What Is Ecommerce Payment Fraud?
Ecommerce payment fraud is when someone uses deception to make an online purchase with money that isn’t truly theirs or with no intention of paying fairly. In plain terms, it’s a bad transaction dressed up to look like a normal sale.
This often happens when stolen card details are used at checkout, when buyers falsely claim they never received an order, or when accounts are taken over and used without permission.
Online transactions make this easier because there is no face-to-face verification, payments move fast, and decisions are automated. Fraudsters rely on speed, volume, and anonymity to slip through before anyone notices.
Ecommerce businesses are prime targets because they process payments 24/7, handle sensitive customer data, and often prioritize smooth checkout experiences over strict checks.
The more orders a store processes, the harder it becomes to spot what looks “off,” which gives fraud room to grow quietly in the background.
Common Types of Ecommerce Payment Fraud
Credit Card Fraud
Credit card fraud happens when stolen or leaked card details are used to place orders online. The transaction looks legitimate at first, which is why it often slips through basic checks.
The problem shows up later, when the real card owner notices the charge and files a dispute. The business loses the product, the payment, and pays extra chargeback fees on top.
This type of fraud is common because card data is widely traded and easy to reuse across multiple stores.
Chargeback Fraud (Friendly Fraud)
Chargeback fraud occurs when a customer disputes a charge even though the purchase was valid. Sometimes it’s intentional. Other times, it’s carelessness, confusion, or buyer’s remorse.
The customer might forget they made the purchase, not recognize the business name, or skip the refund process and go straight to their bank.
For the merchant, the result is the same. Lost revenue, penalties, and a higher chargeback ratio that can put payment accounts at risk.
Identity Theft and Account Takeover
This form of fraud starts with stolen personal information. Fraudsters use leaked emails, passwords, or login details to access real customer accounts. Once inside, they place orders, change shipping addresses, or drain stored payment methods.
Because the activity comes from a trusted account, it’s harder to detect. The business faces disputes, while the real customer loses trust and confidence in the brand.
Phishing and Social Engineering Scams
Phishing and social engineering rely on tricking people, not hacking systems. Fraudsters send fake emails, messages, or ads that look official and urgent. Customers are pushed to click links, share login details, or enter payment information on fake pages.
When those details are used for purchases, merchants often take the hit through chargebacks and complaints. These scams work because they target human behavior, not technical gaps.
Refund and Return Fraud
Refund and return fraud happens after the sale is complete. Customers may claim an item never arrived, return a used or damaged product, or send back a different item altogether.
In some cases, they ask for refunds while keeping the product. These claims are hard to prove wrong and costly to fight.
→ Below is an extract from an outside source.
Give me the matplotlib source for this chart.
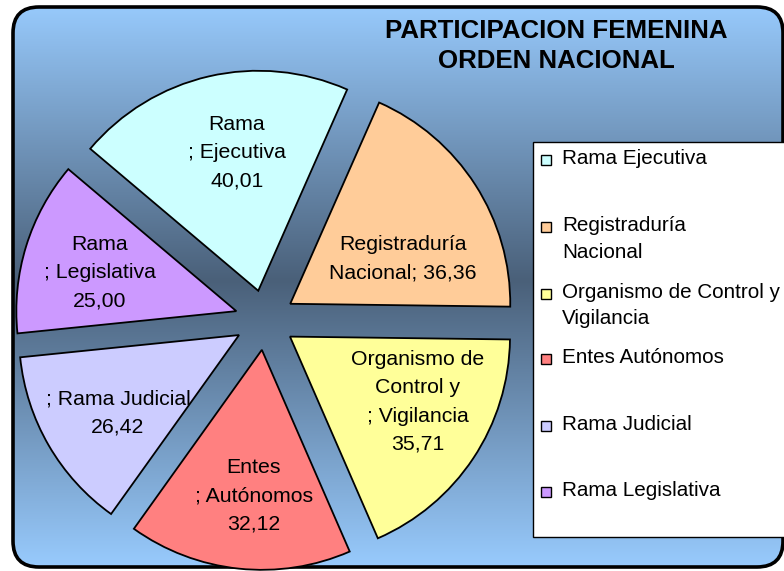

Over time, they quietly eat into profits and increase operational stress for ecommerce businesses.
How Payment Fraud Impacts Ecommerce Businesses
Direct Financial Losses
Payment fraud hits revenue first and hardest. When a fraudulent order goes through, the business often loses both the product and the payment. There is no recovery once the funds are reversed.
Over time, these losses stack up quietly, cutting into profit margins and making growth harder to sustain.
Chargebacks and Penalty Fees
Chargebacks add another layer of cost. Each dispute comes with fees charged by banks and payment processors, even if the business tries to fight it.
Too many chargebacks raise red flags and signal higher risk. This can lead to stricter rules, higher processing costs, or limited access to payment services.
Damaged Customer Trust
Fraud doesn’t just affect money. It affects relationships. When customers experience unauthorized charges or account misuse, they often blame the store, even if the business wasn’t at fault.
Trust drops fast, and once it’s lost, it’s difficult to rebuild. A single bad experience can turn a loyal customer into a lost one.
Account Freezes or Payment Processor Bans
High fraud or chargeback rates can trigger serious consequences. Payment processors may freeze funds, delay payouts, or suspend accounts entirely.
For an ecommerce business, this can stop sales overnight. Without access to payments, even a healthy store can grind to a halt.
Long-Term Brand Reputation Risks
Fraud leaves a lasting mark. Negative reviews, complaints, and disputes create a public trail that future customers can see. Over time, this shapes how the brand is perceived.
Even when fraud is under control, the damage can linger, affecting conversions, partnerships, and long-term growth.
Warning Signs Your Store May Be at Risk
Unusual Purchasing Patterns
Sudden changes in buying behavior are often the first red flag. This can include a rush of high-value orders, repeat purchases of the same item, or many orders placed in a short time window.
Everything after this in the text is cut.